Em sentido semelhante, fazendo apelo, aliás, à doutrina do citado Acórdão do STJ, decidiu a Relação de Évora, no Acórdão de 09/06/1983, publicado na Col. Jur., Ano VIII, Tomo III, pág. 320.

Penhorado um crédito, nos termos do art.º 856º do CPC, cumpre ao devedor que o não conteste, de harmonia com o disposto no art.º 860º, n.º 1, a), do mesmo código, depositar a respectiva importância em instituição de crédito à ordem do agente de execução (ou à ordem da secretaria, nos casos em que as diligências de execução sejam realizadas por oficial de justiça).

Este depósito “à ordem do agente de execução”, embora desonere o devedor do executado, não equivale ao pagamento executivo - ou seja, à satisfação do crédito exequendo por força da entrega de dinheiro ou do produto da venda dos bens penhorados, designadamente -, falta de equivalência esta que mais é evidenciada pela circunstância de, tendo lugar a fase da reclamação de créditos, não só as diligências necessárias para a realização do pagamento apenas poderem ocorrer depois de findo o prazo para a reclamação (873, nº 1), como, também, pelo facto de a satisfação do crédito do exequente, pelo montante que se encontre depositado, só poder efectuada na medida em que ele não seja preterido por outro credor (874 n.º 1).

De tudo o exposto resulta que, penhorado um direito de crédito e tendo sido efectuado o depósito correspondente, nos termos do art.º 860, nº 1, do CPC, este depósito não equivale ao pagamento ao exequente, não havendo qualquer transmissão do montante depositado para o património deste, deixando, em face da declaração da insolvência do executado, de se poder efectuar através desse depósito e no âmbito da execução, o pagamento do exequente (art.ºs 88º, nº 1 e 149º do CIRE).

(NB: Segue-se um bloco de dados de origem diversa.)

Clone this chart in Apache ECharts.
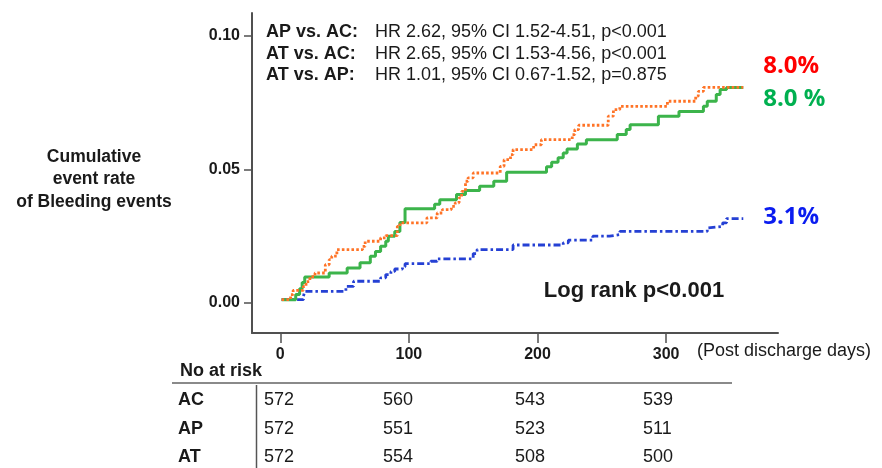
<!DOCTYPE html>
<html>
<head>
<meta charset="utf-8">
<title>Cumulative bleeding events</title>
<script src="https://cdn.jsdelivr.net/npm/echarts@6/dist/echarts.min.js"></script>
<style>
  html, body { margin: 0; padding: 0; background: #fff; }
  #chart { width: 882px; height: 468px; }
</style>
</head>
<body>
<div id="chart"></div>
<script>
// cumulative event rate, [post discharge day, rate]
const acData = [
  [1, 0.0011], [18, 0.0024], [19, 0.0042], [51, 0.0061], [57, 0.008],
  [78, 0.0093], [82, 0.0105], [86, 0.0117], [89, 0.0126], [95, 0.0134],
  [97, 0.0146], [117, 0.0155], [122, 0.0164], [150, 0.0184], [153, 0.0199],
  [181, 0.0216], [220, 0.0224], [224, 0.0234], [243, 0.0249], [256, 0.0255],
  [264, 0.0267], [332, 0.028], [333, 0.0286], [344, 0.0299], [347, 0.0315],
  [360, 0.0315],
];
const apData = [
  [1, 0.0011], [8, 0.003], [10, 0.0046], [18, 0.0061], [20, 0.0079],
  [23, 0.0097], [27, 0.0111], [35, 0.0142], [38, 0.0161], [40, 0.0174],
  [44, 0.0199], [64, 0.0211], [66, 0.023], [78, 0.0243], [82, 0.0251],
  [91, 0.0286], [93, 0.0299], [114, 0.0318], [122, 0.0336], [126, 0.0349],
  [133, 0.0361], [136, 0.0374], [139, 0.0393], [141, 0.0417], [144, 0.0455],
  [146, 0.0468], [150, 0.0486], [171, 0.0511], [174, 0.0536], [179, 0.0555],
  [181, 0.0574], [197, 0.0592], [203, 0.0611], [227, 0.063], [229, 0.0649],
  [232, 0.0665], [255, 0.0699], [259, 0.0724], [264, 0.0736], [301, 0.0755],
  [323, 0.0774], [325, 0.0792], [329, 0.0807], [360, 0.0807],
];
const atData = [
  [1, 0.0011], [12, 0.003], [15, 0.0052], [17, 0.0075], [19, 0.0096],
  [38, 0.0111], [52, 0.013], [62, 0.0149], [70, 0.0174], [74, 0.0192],
  [78, 0.0211], [82, 0.023], [84, 0.0249], [89, 0.0267], [93, 0.03],
  [97, 0.0352], [120, 0.0369], [124, 0.0386], [137, 0.0405], [144, 0.042],
  [155, 0.0436], [166, 0.0455], [176, 0.0489], [207, 0.0509], [211, 0.0526],
  [216, 0.0543], [220, 0.0561], [223, 0.0576], [231, 0.0595], [238, 0.0611],
  [262, 0.063], [269, 0.0649], [272, 0.0667], [294, 0.0699], [310, 0.0717],
  [329, 0.0736], [332, 0.0755], [339, 0.078], [342, 0.0799], [347, 0.0807],
  [360, 0.0807],
];

const groupNames = ["AC", "AP", "AT"];
const endLabels = ["3.1%", "8.0%", "8.0 %"];
const xTicks = [0, 100, 200, 300];
const yTicks = [0, 0.05, 0.1];

// number at risk per group at days 0 / 100 / 200 / 300
const atRiskAC = [572, 560, 543, 539];
const atRiskAP = [572, 551, 523, 511];
const atRiskAT = [572, 554, 508, 500];

const hrPairs = ["AP vs. AC:", "AT vs. AC:", "AT vs. AP:"];
const hrTexts = [
  "HR 2.62, 95% CI 1.52-4.51, p<0.001",
  "HR 2.65, 95% CI 1.53-4.56, p<0.001",
  "HR 1.01, 95% CI 0.67-1.52, p=0.875",
];

const FONT = "Liberation Sans, Arial, sans-serif";
const AXIS_COLOR = "#505050";

function makeSeries(name, data, color, type, width, labelText, labelColor, dy) {
  return {
    name: name,
    type: "line",
    step: "end",
    data: data,
    symbol: "none",
    silent: true,
    lineStyle: { color: color, width: width, type: type },
    endLabel: {
      show: true,
      formatter: () => labelText,
      color: labelColor,
      fontFamily: "Open Sans, sans-serif",
      fontWeight: "bold",
      fontSize: 24,
      distance: 20,
      offset: [0, dy],
    },
  };
}

function buildGraphics() {
  const items = [];
  const addText = (x, y, str, font, align) => {
    items.push({
      type: "text",
      x: x,
      y: y,
      style: {
        text: str,
        fill: "#1a1a1a",
        font: font,
        align: align || "left",
        verticalAlign: "middle",
      },
    });
  };

  // y axis title
  ["Cumulative", "event rate", "of Bleeding events"].forEach((line, i) => {
    addText(94, 157 + i * 22.5, line, "bold 17.5px " + FONT, "center");
  });

  // hazard ratios
  hrPairs.forEach((pair, i) => {
    const y = 32 + i * 21.7;
    addText(266, y, pair, "bold 18px " + FONT);
    addText(375, y, hrTexts[i], "18px " + FONT);
  });

  addText(634, 291, "Log rank p<0.001", "bold 22px " + FONT, "center");
  addText(697, 351, "(Post discharge days)", "18px " + FONT);

  // number at risk table
  addText(180, 371, "No at risk", "bold 18px " + FONT);
  items.push({
    type: "line",
    shape: { x1: 172, y1: 383, x2: 732, y2: 383 },
    style: { stroke: "#8a8a8a", lineWidth: 2 },
  });
  items.push({
    type: "line",
    shape: { x1: 256.5, y1: 385, x2: 256.5, y2: 468 },
    style: { stroke: "#555", lineWidth: 1.5 },
  });

  const colX = [264, 383, 515, 643];
  const rowY = [400, 429, 457];
  [atRiskAC, atRiskAP, atRiskAT].forEach((row, r) => {
    addText(178, rowY[r], groupNames[r], "bold 18px " + FONT);
    row.forEach((n, c) => {
      addText(colX[c], rowY[r], String(n), "18px " + FONT);
    });
  });

  return items;
}

const chart = echarts.init(document.getElementById("chart"));

const option = {
  animation: false,
  grid: { left: 252, right: 104, top: 13, bottom: 135 },
  xAxis: {
    type: "value",
    min: -22,
    max: 387,
    splitLine: { show: false },
    axisLine: { onZero: false, lineStyle: { color: AXIS_COLOR, width: 2 } },
    axisTick: { customValues: xTicks, length: 10, lineStyle: { color: AXIS_COLOR, width: 1.5 } },
    axisLabel: {
      customValues: xTicks,
      margin: 14,
      color: "#1a1a1a",
      fontFamily: FONT,
      fontWeight: "bold",
      fontSize: 16,
    },
  },
  yAxis: {
    type: "value",
    min: -0.0114,
    max: 0.1086,
    splitLine: { show: false },
    axisLine: { show: true, onZero: false, lineStyle: { color: AXIS_COLOR, width: 2 } },
    axisTick: { show: true, customValues: yTicks, length: 8, lineStyle: { color: AXIS_COLOR, width: 1.5 } },
    axisLabel: {
      customValues: yTicks,
      formatter: (v) => v.toFixed(2),
      margin: 12,
      color: "#1a1a1a",
      fontFamily: FONT,
      fontWeight: "bold",
      fontSize: 16,
    },
  },
  series: [
    makeSeries(groupNames[0], acData, "#2540d4", [7, 3, 2.5, 3], 2.8, endLabels[0], "#0a1cf0", -1),
    makeSeries(groupNames[2], atData, "#3cb44b", "solid", 3, endLabels[2], "#00b050", 12),
    makeSeries(groupNames[1], apData, "#ff7326", [2.6, 2.2], 2.8, endLabels[1], "#ff0000", -21),
  ],
  graphic: buildGraphics(),
};

chart.setOption(option);
</script>
</body>
</html>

No caso “sub judice”, estando assente que o montante do crédito penhorado, no valor de € 42.587,67, foi colocado à ordem da agente de execução em 24/05/2010, por depósito, não se havia, ainda, em 24/05/2010, aquando da declaração da insolvência da executada, procedido ao pagamento à exequente, designadamente, pela entrega, por força daquele montante depositado, do valor correspondente à quantia exequenda, obstando essa declaração, face ao preceituado nos citados artºs. 88º, nº 1 e 149º do CIRE, a que fosse deferida a requerida entrega do montante de € 40.409,32.

Decidiu-se com acerto, pois, no despacho recorrido.

Sumário:

Conhecida a declaração de insolvência do executado e ainda que se hajam realizado, anteriormente a esta, diligências tendentes ao pagamento do crédito exequendo e/ou dos créditos dos reclamantes (v.g., a venda executiva), não é possível prosseguir tais diligências para efectivar esse pagamento através dos montantes depositados à ordem da execução - designadamente, os provenientes da penhora de créditos, ou da venda de outros direitos ou bens penhorados - e que, em princípio, estariam afectos a tal escopo (artºs 88º, nº 1 e 149º, nº 1, a) e n.º 2, do CIRE).

III - Decisão:

Em face de tudo o exposto, acordam os Juízes deste Tribunal da Relação em, julgando a apelação improcedente, confirmar o despacho recorrido.

Custas pela Apelante.


Falcão de Magalhães (Relator)
Regina Rosa
Jaime Ferreira


[1] Código de Processo Civil, a considerar na redacção dada pelo DL n.º 226/2008, de 20 de Novembro.
[2] Consultáveis na Internet, através do endereço http://www.dgsi.pt/jstj.nsf/, tal como todos os Acórdãos do STJ ou os respectivos sumários que adiante se citarem sem referência de publicação.
[3] Código da Insolvência e Recuperação de Empresas, aprovado pelo Decreto-Lei nº 53/2004, de 18/03.
[4] Cfr. art.º 1.º do CIRE.
[5] In "O Novo Regime Português da Insolvência - Introdução" 2.ª edição, pág. 45.
[6] Cfr. Acórdão desta Relação de Coimbra (2ª Secção), de 03/02/2010 (apelação nº 1700/08.2TBPBL-C.C1), consultável em “http://www.dgsi.pt/jtrc.nsf?OpenDatabase” e aí sumariado assim: «Vendido, em acção executiva, um bem de um devedor/executado contra quem, posteriormente, vem a ser decretada insolvência, o produto dessa venda, colocado à ordem de um exequente, ainda não afecto ao pagamento dos credores, nem entre eles repartido, deve ser apreendido para integrar a massa insolvente, nos termos do artigo 149º, nº2 do CIRE.».
[7] Processado e revisto pelo Relator.